Chronicle Endorsements for the May 7 State and Local Election

Early Voting April 25-May 3 • Election Day May 7


Austin no longer elects its city council in May (other area cities still do, including Round Rock, Georgetown, Lakeway, and Cedar Park), but city voters have a citizen initiative to consider as Proposition A. There are also two constitutional amendments that came out of the 87th Lege too late to make last November's ballot, and a proposition in Leander with regional implications. (This is not also the run-off date for the party primaries; that's later in May.) The Chronicle Editorial Board makes these recommendations.


State Constitutional Amendments


Proposition 1: FOR

Proposition 2: AGAINST

We have often urged readers to vote against all constitutional amendments as a protest against this incredibly opaque, and thus often malign, way of changing state policy. These two proposed amendments illustrate what's wrong with the system, but one of them is at least a gesture toward equity, which is pretty rare to see coming from the Capitol.

That's Prop 1, the ballot language for which is tragicomically tortured. The measure will eliminate an unintended consequence of the Lege's last attempt to shoulder as little as possible of the burden for paying for schools while also lowering property taxes, by compressing the school district tax rate. Under the status quo, taxpayers over 65 or living with disabilities whose taxes are frozen would end up, at some point, paying more in school district property taxes than the median homeowner. Kudos where due to state Sen. Paul Bettencourt, R-Houston, who can also often be malign, for being proactive to get it fixed.
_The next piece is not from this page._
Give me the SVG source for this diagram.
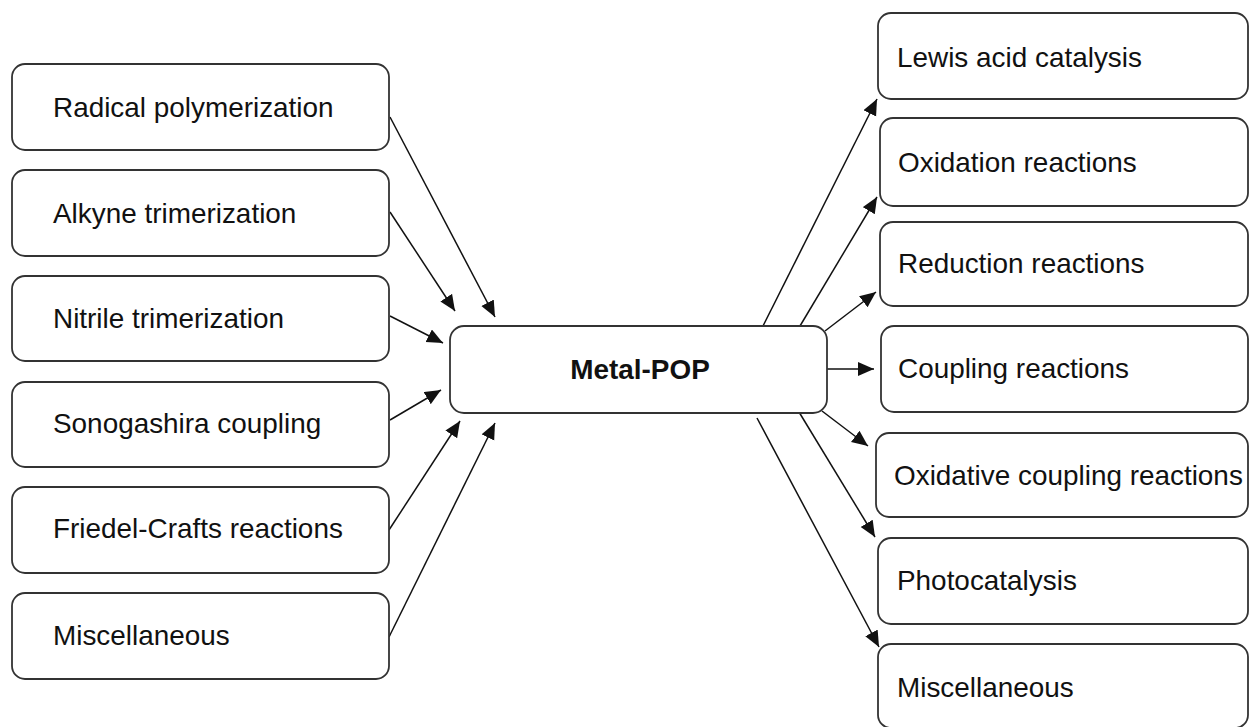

Prop 2 is much more straightforward but is also just straight-up pandering. It's almost guaranteed to pass now that everyone's seen their new tax appraisals, but increasing the school district homestead exemption (from $25,000 to $40,000) is the coward's way out of broad-based tax relief: Schools really need that money, and in many cases, this simply shifts the burden to renters.


Local Propositions


City of Austin Proposition A: FOR

This proposition, put on the ballot by citizen referendum, would decriminalize marijuana possession in Austin and also prohibit the use of no-knock warrants. The best reason to get out and vote for it is to create a data point: "Austinites voted 99-to-1 to decriminalize cannabis." That will be useful as de jure legalization inches forward at the state and federal level. The second-best reason is to help Ground Game Texas, the group led by former congressional candidates Mike Siegel and Julie Oliver, prove its concept that organizing around hot-button social issues can work for progressives as well as conservatives; decent turnout on this election would help. (Nobody appears to be mobilizing opposition to this, so "99-to-1" is not really a joke.) The specifics of the ordinance are almost irrelevant, since all the relevant parties have already decriminalized personal-use possession in practice, and Austin police can go for years at a time without executing a no-knock warrant. But an ordinance to codify these things would be great!

Leander Proposition A: FOR

Leander's got a whole slew of charter amendments and propositions on its ballot, but this one matters to nonresidents, too: It's the vote to keep Leander in Capital Metro, which of course they should. Yes, it is a lot of money! But the blame here belongs to Leander, not Cap Metro: If the city had stayed the course it set when it bought into being the terminus of the Red Line, it would be making bank on commercial property taxes right now, and there would be a lot more multifamily to absorb the boom tide in one of the fastest-growing towns in America. Plus, nobody is saving money here in the long run, since the city wants to capture the same sales tax for itself. How much of that revenue is Leander going to have to spend on improving mobility for its ever-growing number of single-family subdivisions? More than half? Lean in, folks, and make Cap Metro work for you and everyone else.